Food Court – The food court on the 5th floor serves Japanese, BBQ, steak, Taiwanese, seafood, Nanyang dishes and Vietnamese fare for about $50 to $120 a plate.
PARISIAN MACAO GYM
The Parisian’s gym is everything you’d expect from new hotel. Rocking a full assortment of cardio equipment, resistance trainers and free weights, everything is state of the art and in immaculate condition.
When it’s time step it up a notch, personal trainers are also on hand from daily 6 am to 10 pm to give guidance and assistance.
Located on the 6th floor, the Parisian’s gym is open 24 hours. Just bring your room key if you want to get in after 10 pm.
PARISIAN MACAO SPA
The only way for Parisian guests to enjoy spa amenities is to buy the $250 door pass at Le SPA’tique which allows access to the vitality pool, sauna and steam room. Why these things aren’t free in signature five star hotels is beyond me, but such is the market in Macau.
Treatments at Le SPA’tique are all standard choices and include 2 to 3 hour Signature Journeys ($1750 to $2880), 60 to 90 minute Massage ($790 to $1890), 60 to 90 minute Facials ($1340 to $1640), and Body Scrubs and Wraps ($490 to $1300).
After your treatment is over, guests can stay and use the facilities for free for as long as they want.
Located on the 6th floor, Le SPA’tique is open daily from 11:30 am to 12:30 am.
PARISIAN MACAO ENTERTAINMENT
Parisian entertainment ranks among the best on the Strip, mostly due to the Eiffel Tower and 1,200 seat Parisian Theater, which played the outstanding Thriller Live for much of 2017.
Eiffel Tower Experience – I thought the whole idea of having an Eiffel Tower in Macau was cheap and ludicrous, but it actually looks pretty good, especially at night. At 525 feet high, it’s half the size of the original, and has two observation decks on the 7th and 37th floors. Tickets cost $110 for adults and $90 for children under 12, while a family pack of 4 (two adults and two children) runs $318.
If you book a Parisian room through their website, you can sometimes get one ticket for only $5 HKD, depending on the time of year and which promotions are on.
The Eiffel Tower Experience is open from 11 am to 11 pm daily.
Qube Kingdom – Standard play area for children aged 3 to 15, featuring slides, climbing nets, gaming consoles and even a horse carousel outside.
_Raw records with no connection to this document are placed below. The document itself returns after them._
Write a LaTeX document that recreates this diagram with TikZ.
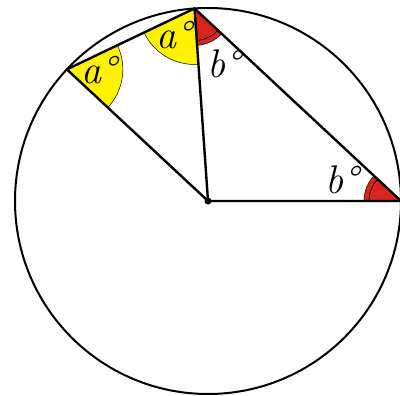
\documentclass[tikz,border=0pt]{standalone}
\usepackage{fontspec}
\usetikzlibrary{angles}

\definecolor{angyellow}{RGB}{255,242,0}
\definecolor{angred}{RGB}{218,37,28}

\begin{document}
\begin{tikzpicture}[
    x=1pt, y=1pt,
    chord/.style={line width=2.4pt, line cap=round, line join=round},
    yellowang/.style={draw=black, line width=0.5pt, fill=angyellow, angle radius=56pt},
    redang/.style={draw=black, line width=0.5pt, fill=angred, angle radius=37pt},
    innerarc/.style={draw=black, line width=0.6pt, angle radius=32pt},
    lbl/.style={font=\fontsize{40}{40}\selectfont\itshape, inner sep=0pt}
]
\useasboundingbox (0,0) rectangle (400,396);

\coordinate (O) at (208,195);
\coordinate (A) at ([shift={(137:193)}]O);
\coordinate (B) at ([shift={(94:193)}]O);
\coordinate (C) at ([shift={(0:193)}]O);

% angle sectors
\pic[yellowang] {angle = O--A--B};
\pic[yellowang] {angle = A--B--O};
\pic[redang] {angle = O--B--C};
\pic[innerarc] {angle = O--B--C};
\pic[redang] {angle = B--C--O};
\pic[innerarc] {angle = B--C--O};

\draw[line width=2pt] (O) circle (193);
\draw[chord] (A) -- (O) -- (B) -- cycle;
\draw[chord] (B) -- (C) -- (O);
\fill (O) circle (3.5);

\node[lbl] (aA) at (99,326) {a°};
\node[lbl] (aB) at (174,361) {a°};
\node[lbl] (bB) at (224,332) {b°};
\node[lbl] (bC) at (342,216) {b°};

\end{tikzpicture}
\end{document}
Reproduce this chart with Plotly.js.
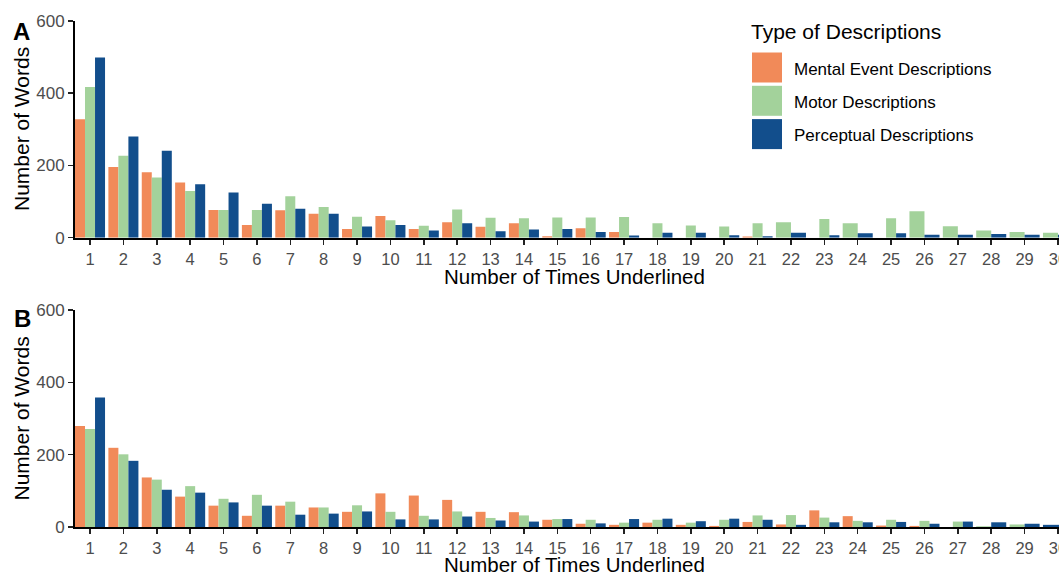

The price is $160 for two hours (1 child and 1 adult) on the weekend, and $140 on weekdays. Although I’m not 100% sure, I believe each additional hour after that is $70.
If another adult wants to join the fun, it costs $70 for the first two hours, and $30 for every hour after that.
Located at Level 6, Qube Kingdom is open daily from 9:30 am to 9:30 pm.
The Parisian Theater – Make sure to keep tabs on the Parisian website to see who’s in town and what’s playing in their state of the art 1200 seat Parisian Theater, the second largest one of its kind in Cotai.
PARISIAN MACAO SHOPPING
The Parisian’s shopping arcade is a fun take on Paris, full of mimes, jugglers, living statues, opera singers, can can dancers and people carrying copious amounts of bread and garlic.
Principal highlights include reconstructions of Place Vendôme, Napoleon’s Vendôme Column, and Champs-Elysees, the most beautiful avenue in the world.
Of course, if you go there to shop you can do that too, with clothes, cosmetics, jewellery, bags and watches all on sale and in plentiful supply in their 170 up market stores and boutiques.
THE LAST WORD
Love it! The Parisian is precisely what the Cotai Strip needs these days, a massive photogenic property with the capability to be an attraction in itself. With awe inspiring architecture, world class entertainment and a bevy of shops, restaurants and tourist worthy activities, the Parisian is on the fast track to the promised land – must see status for visitors of all pedigree and persuasions.
The only unfortunate thing is that the hotel itself is slightly underwhelming. Rooms don’t drop jaws or whisk you off to the comforts of the Old World or anywhere else that nice. Las Vegas Sands clearly favoured functionality and brute force over luxury, largesse and living the Eurotrash dream, so by all means visit Paris, just don’t stay there.